##### Data listing #####

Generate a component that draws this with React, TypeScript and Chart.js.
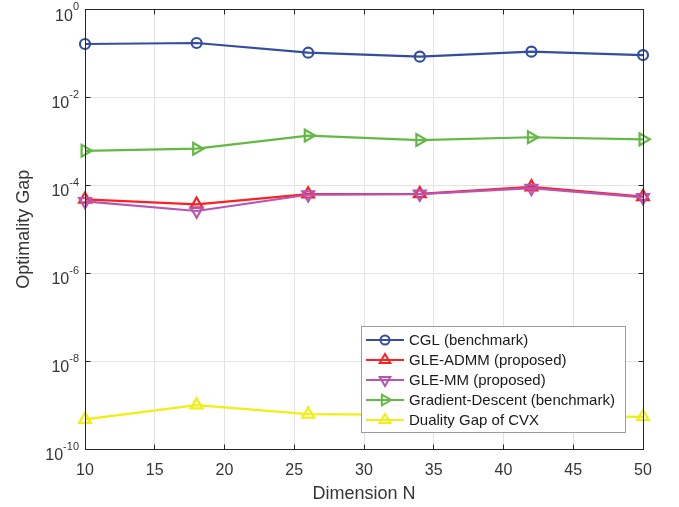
import React, { useEffect, useRef } from "react";
import { Chart, registerables } from "chart.js";

Chart.register(...registerables);

// ---- data ----
const dimensions = [10, 18, 26, 34, 42, 50];
const cglGap = [0.164, 0.173, 0.104, 0.0844, 0.11, 0.092];
const admmGap = [4.8e-5, 3.7e-5, 6.3e-5, 6.4e-5, 9.2e-5, 5.5e-5];
const mmGap = [4.3e-5, 2.6e-5, 6.1e-5, 6.3e-5, 8.6e-5, 5.3e-5];
const gdGap = [6.1e-4, 6.8e-4, 1.35e-3, 1.07e-3, 1.24e-3, 1.11e-3];
const cvxGap = [4.7e-10, 1.0e-9, 6.2e-10, 6.0e-10, 5.8e-10, 5.4e-10];
const xTicks = [10, 15, 20, 25, 30, 35, 40, 45, 50];
const yTickExponents = [0, -2, -4, -6, -8, -10];
const seriesNames = [
  "CGL (benchmark)",
  "GLE-ADMM (proposed)",
  "GLE-MM (proposed)",
  "Gradient-Descent (benchmark)",
  "Duality Gap of CVX",
];
const xTitle = "Dimension N";
const yTitle = "Optimality Gap";

// ---- styles ----
const FONT = "'Liberation Sans', Arial, Helvetica, sans-serif";
const AXIS = "#262626";
const TEXT = "#363636";
const GRID = "#e3e3e3";
const seriesStyles = [
  { color: "#334ea0", style: "circle", radius: 5, rotation: 0 },
  { color: "#ff1f1f", style: "triangle", radius: 6.8, rotation: 0 },
  { color: "#b854b4", style: "triangle", radius: 6.8, rotation: 180 },
  { color: "#63b944", style: "triangle", radius: 6.8, rotation: 90 },
  { color: "#f0ef10", style: "triangle", radius: 6.8, rotation: 0 },
];
const seriesValues = [cglGap, admmGap, mmGap, gdGap, cvxGap];

function drawMarker(ctx: CanvasRenderingContext2D, style: string, x: number, y: number, r: number, rotDeg: number) {
  ctx.beginPath();
  if (style === "circle") {
    ctx.arc(x, y, r, 0, Math.PI * 2);
  } else {
    let rad = (rotDeg * Math.PI) / 180;
    for (let k = 0; k < 3; k++) {
      const px = x + Math.sin(rad) * r;
      const py = y - Math.cos(rad) * r;
      if (k === 0) ctx.moveTo(px, py);
      else ctx.lineTo(px, py);
      rad += (2 * Math.PI) / 3;
    }
    ctx.closePath();
  }
  ctx.stroke();
}

const overlayPlugin = {
  id: "overlay",
  afterDraw(chart: any) {
    const { ctx, chartArea: a, scales } = chart;
    const xs = scales.x;
    const ys = scales.y;
    const L = Math.floor(a.left) + 0.5;
    const R = Math.floor(a.right) + 0.5;
    const T = Math.floor(a.top) + 0.5;
    const B = Math.floor(a.bottom) + 0.5;
    ctx.save();
    // box
    ctx.strokeStyle = AXIS;
    ctx.lineWidth = 1;
    ctx.strokeRect(L, T, R - L, B - T);
    // inward ticks
    const tl = 5;
    ctx.beginPath();
    xTicks.forEach((v) => {
      const px = Math.floor(xs.getPixelForValue(v)) + 0.5;
      ctx.moveTo(px, B);
      ctx.lineTo(px, B - tl);
      ctx.moveTo(px, T);
      ctx.lineTo(px, T + tl);
    });
    yTickExponents.forEach((e) => {
      const py = Math.floor(ys.getPixelForValue(Math.pow(10, e))) + 0.5;
      ctx.moveTo(L, py);
      ctx.lineTo(L + tl, py);
      ctx.moveTo(R, py);
      ctx.lineTo(R - tl, py);
    });
    ctx.stroke();

    // y tick labels 10^e
    ctx.fillStyle = TEXT;
    ctx.textBaseline = "alphabetic";
    ctx.textAlign = "right";
    yTickExponents.forEach((e) => {
      const py = ys.getPixelForValue(Math.pow(10, e));
      const ex = String(e);
      ctx.font = `11px ${FONT}`;
      const w = ctx.measureText(ex).width;
      const rx = a.left - 6;
      ctx.fillText(ex, rx, py + 0.5);
      ctx.font = `16px ${FONT}`;
      ctx.fillText("10", rx - w, py + 11);
    });

    // x tick labels
    ctx.textAlign = "center";
    ctx.font = `16px ${FONT}`;
    xTicks.forEach((v) => {
      ctx.fillText(String(v), xs.getPixelForValue(v), a.bottom + 26);
    });

    // titles
    ctx.font = `18px ${FONT}`;
    ctx.fillText(xTitle, (a.left + a.right) / 2, a.bottom + 50);
    ctx.save();
    ctx.translate(29, (a.top + a.bottom) / 2);
    ctx.rotate(-Math.PI / 2);
    ctx.fillText(yTitle, 0, 0);
    ctx.restore();

    // legend
    const bx = 361.5, by = 326.5, bw = 264, bh = 106;
    ctx.fillStyle = "#ffffff";
    ctx.fillRect(bx, by, bw, bh);
    ctx.strokeStyle = "#9c9c9c";
    ctx.lineWidth = 1;
    ctx.strokeRect(bx, by, bw, bh);
    ctx.font = `15px ${FONT}`;
    ctx.textAlign = "left";
    ctx.textBaseline = "middle";
    seriesNames.forEach((name, i) => {
      const st = seriesStyles[i];
      const ry = 340 + i * 20;
      ctx.strokeStyle = st.color;
      ctx.lineWidth = 2;
      ctx.beginPath();
      ctx.moveTo(366, ry);
      ctx.lineTo(404, ry);
      ctx.stroke();
      drawMarker(ctx, st.style, 385, ry, st.radius * 0.9, st.rotation);
      ctx.fillStyle = "#1a1a1a";
      ctx.fillText(name, 409, ry + 1);
    });
    ctx.restore();
  },
};

export default function App() {
  const canvasRef = useRef<HTMLCanvasElement | null>(null);

  useEffect(() => {
    const canvas = canvasRef.current;
    if (!canvas) return;
    const datasets = seriesNames.map((name, i) => {
      const st = seriesStyles[i];
      return {
        label: name,
        data: dimensions.map((x, j) => ({ x, y: seriesValues[i][j] })),
        showLine: true,
        borderColor: st.color,
        backgroundColor: "rgba(0,0,0,0)",
        borderWidth: 2.2,
        pointStyle: st.style,
        pointRadius: st.radius,
        pointRotation: st.rotation,
        pointBorderWidth: 2.2,
        pointBorderColor: st.color,
        pointBackgroundColor: "rgba(0,0,0,0)",
        clip: false as any,
        order: seriesNames.length - i,
      };
    });
    const chart = new Chart(canvas, {
      type: "scatter",
      data: { datasets: datasets as any },
      options: {
        animation: false,
        responsive: false,
        events: [],
        layout: { padding: { left: 45, right: 36, top: 9.5, bottom: 0 } },
        plugins: { legend: { display: false }, tooltip: { enabled: false } },
        scales: {
          x: {
            type: "linear",
            min: 10,
            max: 50,
            afterBuildTicks: (s: any) => {
              s.ticks = xTicks.map((v) => ({ value: v }));
            },
            afterFit: (s: any) => {
              s.height = 58;
            },
            ticks: { display: false },
            grid: { color: GRID, drawTicks: false, lineWidth: 1 },
            border: { display: false },
          },
          y: {
            type: "logarithmic",
            min: 1e-10,
            max: 1,
            afterBuildTicks: (s: any) => {
              s.ticks = yTickExponents.map((e) => ({ value: Math.pow(10, e) }));
            },
            afterFit: (s: any) => {
              s.width = 40;
            },
            ticks: { display: false },
            grid: { color: GRID, drawTicks: false, lineWidth: 1 },
            border: { display: false },
          },
        },
      },
      plugins: [overlayPlugin],
    });
    return () => chart.destroy();
  }, []);

  return (
    <div style={{ position: "fixed", left: 0, top: 0, width: 679, height: 507, background: "#ffffff" }}>
      <canvas ref={canvasRef} width={679} height={507} style={{ width: 679, height: 507, display: "block" }} />
    </div>
  );
}
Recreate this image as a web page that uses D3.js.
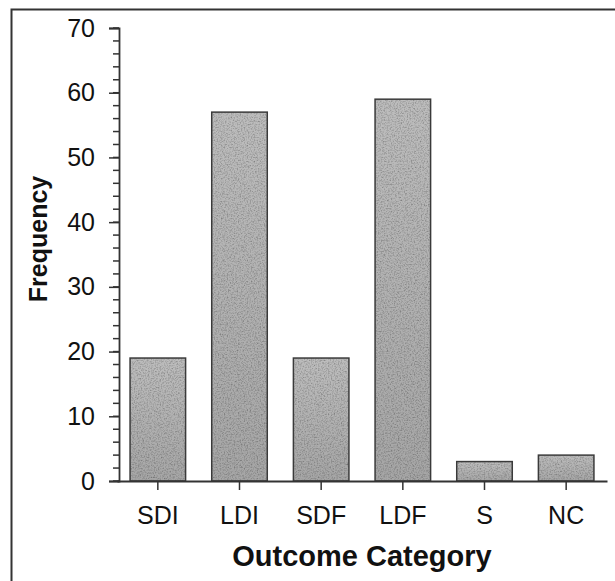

#####

**Job**
Leave out the pictures and copy every record above exactly.

**Completed task**
Generate a component that draws this with React, TypeScript and Chart.js.
import React, { useEffect, useRef } from "react";
import { Chart, registerables } from "chart.js";

Chart.register(...registerables);

// ---- data ----
const dimensions = [10, 18, 26, 34, 42, 50];
const cglGap = [0.164, 0.173, 0.104, 0.0844, 0.11, 0.092];
const admmGap = [4.8e-5, 3.7e-5, 6.3e-5, 6.4e-5, 9.2e-5, 5.5e-5];
const mmGap = [4.3e-5, 2.6e-5, 6.1e-5, 6.3e-5, 8.6e-5, 5.3e-5];
const gdGap = [6.1e-4, 6.8e-4, 1.35e-3, 1.07e-3, 1.24e-3, 1.11e-3];
const cvxGap = [4.7e-10, 1.0e-9, 6.2e-10, 6.0e-10, 5.8e-10, 5.4e-10];
const xTicks = [10, 15, 20, 25, 30, 35, 40, 45, 50];
const yTickExponents = [0, -2, -4, -6, -8, -10];
const seriesNames = [
  "CGL (benchmark)",
  "GLE-ADMM (proposed)",
  "GLE-MM (proposed)",
  "Gradient-Descent (benchmark)",
  "Duality Gap of CVX",
];
const xTitle = "Dimension N";
const yTitle = "Optimality Gap";

// ---- styles ----
const FONT = "'Liberation Sans', Arial, Helvetica, sans-serif";
const AXIS = "#262626";
const TEXT = "#363636";
const GRID = "#e3e3e3";
const seriesStyles = [
  { color: "#334ea0", style: "circle", radius: 5, rotation: 0 },
  { color: "#ff1f1f", style: "triangle", radius: 6.8, rotation: 0 },
  { color: "#b854b4", style: "triangle", radius: 6.8, rotation: 180 },
  { color: "#63b944", style: "triangle", radius: 6.8, rotation: 90 },
  { color: "#f0ef10", style: "triangle", radius: 6.8, rotation: 0 },
];
const seriesValues = [cglGap, admmGap, mmGap, gdGap, cvxGap];

function drawMarker(ctx: CanvasRenderingContext2D, style: string, x: number, y: number, r: number, rotDeg: number) {
  ctx.beginPath();
  if (style === "circle") {
    ctx.arc(x, y, r, 0, Math.PI * 2);
  } else {
    let rad = (rotDeg * Math.PI) / 180;
    for (let k = 0; k < 3; k++) {
      const px = x + Math.sin(rad) * r;
      const py = y - Math.cos(rad) * r;
      if (k === 0) ctx.moveTo(px, py);
      else ctx.lineTo(px, py);
      rad += (2 * Math.PI) / 3;
    }
    ctx.closePath();
  }
  ctx.stroke();
}

const overlayPlugin = {
  id: "overlay",
  afterDraw(chart: any) {
    const { ctx, chartArea: a, scales } = chart;
    const xs = scales.x;
    const ys = scales.y;
    const L = Math.floor(a.left) + 0.5;
    const R = Math.floor(a.right) + 0.5;
    const T = Math.floor(a.top) + 0.5;
    const B = Math.floor(a.bottom) + 0.5;
    ctx.save();
    // box
    ctx.strokeStyle = AXIS;
    ctx.lineWidth = 1;
    ctx.strokeRect(L, T, R - L, B - T);
    // inward ticks
    const tl = 5;
    ctx.beginPath();
    xTicks.forEach((v) => {
      const px = Math.floor(xs.getPixelForValue(v)) + 0.5;
      ctx.moveTo(px, B);
      ctx.lineTo(px, B - tl);
      ctx.moveTo(px, T);
      ctx.lineTo(px, T + tl);
    });
    yTickExponents.forEach((e) => {
      const py = Math.floor(ys.getPixelForValue(Math.pow(10, e))) + 0.5;
      ctx.moveTo(L, py);
      ctx.lineTo(L + tl, py);
      ctx.moveTo(R, py);
      ctx.lineTo(R - tl, py);
    });
    ctx.stroke();

    // y tick labels 10^e
    ctx.fillStyle = TEXT;
    ctx.textBaseline = "alphabetic";
    ctx.textAlign = "right";
    yTickExponents.forEach((e) => {
      const py = ys.getPixelForValue(Math.pow(10, e));
      const ex = String(e);
      ctx.font = `11px ${FONT}`;
      const w = ctx.measureText(ex).width;
      const rx = a.left - 6;
      ctx.fillText(ex, rx, py + 0.5);
      ctx.font = `16px ${FONT}`;
      ctx.fillText("10", rx - w, py + 11);
    });

    // x tick labels
    ctx.textAlign = "center";
    ctx.font = `16px ${FONT}`;
    xTicks.forEach((v) => {
      ctx.fillText(String(v), xs.getPixelForValue(v), a.bottom + 26);
    });

    // titles
    ctx.font = `18px ${FONT}`;
    ctx.fillText(xTitle, (a.left + a.right) / 2, a.bottom + 50);
    ctx.save();
    ctx.translate(29, (a.top + a.bottom) / 2);
    ctx.rotate(-Math.PI / 2);
    ctx.fillText(yTitle, 0, 0);
    ctx.restore();

    // legend
    const bx = 361.5, by = 326.5, bw = 264, bh = 106;
    ctx.fillStyle = "#ffffff";
    ctx.fillRect(bx, by, bw, bh);
    ctx.strokeStyle = "#9c9c9c";
    ctx.lineWidth = 1;
    ctx.strokeRect(bx, by, bw, bh);
    ctx.font = `15px ${FONT}`;
    ctx.textAlign = "left";
    ctx.textBaseline = "middle";
    seriesNames.forEach((name, i) => {
      const st = seriesStyles[i];
      const ry = 340 + i * 20;
      ctx.strokeStyle = st.color;
      ctx.lineWidth = 2;
      ctx.beginPath();
      ctx.moveTo(366, ry);
      ctx.lineTo(404, ry);
      ctx.stroke();
      drawMarker(ctx, st.style, 385, ry, st.radius * 0.9, st.rotation);
      ctx.fillStyle = "#1a1a1a";
      ctx.fillText(name, 409, ry + 1);
    });
    ctx.restore();
  },
};

export default function App() {
  const canvasRef = useRef<HTMLCanvasElement | null>(null);

  useEffect(() => {
    const canvas = canvasRef.current;
    if (!canvas) return;
    const datasets = seriesNames.map((name, i) => {
      const st = seriesStyles[i];
      return {
        label: name,
        data: dimensions.map((x, j) => ({ x, y: seriesValues[i][j] })),
        showLine: true,
        borderColor: st.color,
        backgroundColor: "rgba(0,0,0,0)",
        borderWidth: 2.2,
        pointStyle: st.style,
        pointRadius: st.radius,
        pointRotation: st.rotation,
        pointBorderWidth: 2.2,
        pointBorderColor: st.color,
        pointBackgroundColor: "rgba(0,0,0,0)",
        clip: false as any,
        order: seriesNames.length - i,
      };
    });
    const chart = new Chart(canvas, {
      type: "scatter",
      data: { datasets: datasets as any },
      options: {
        animation: false,
        responsive: false,
        events: [],
        layout: { padding: { left: 45, right: 36, top: 9.5, bottom: 0 } },
        plugins: { legend: { display: false }, tooltip: { enabled: false } },
        scales: {
          x: {
            type: "linear",
            min: 10,
            max: 50,
            afterBuildTicks: (s: any) => {
              s.ticks = xTicks.map((v) => ({ value: v }));
            },
            afterFit: (s: any) => {
              s.height = 58;
            },
            ticks: { display: false },
            grid: { color: GRID, drawTicks: false, lineWidth: 1 },
            border: { display: false },
          },
          y: {
            type: "logarithmic",
            min: 1e-10,
            max: 1,
            afterBuildTicks: (s: any) => {
              s.ticks = yTickExponents.map((e) => ({ value: Math.pow(10, e) }));
            },
            afterFit: (s: any) => {
              s.width = 40;
            },
            ticks: { display: false },
            grid: { color: GRID, drawTicks: false, lineWidth: 1 },
            border: { display: false },
          },
        },
      },
      plugins: [overlayPlugin],
    });
    return () => chart.destroy();
  }, []);

  return (
    <div style={{ position: "fixed", left: 0, top: 0, width: 679, height: 507, background: "#ffffff" }}>
      <canvas ref={canvasRef} width={679} height={507} style={{ width: 679, height: 507, display: "block" }} />
    </div>
  );
}
Recreate this image as a web page that uses D3.js.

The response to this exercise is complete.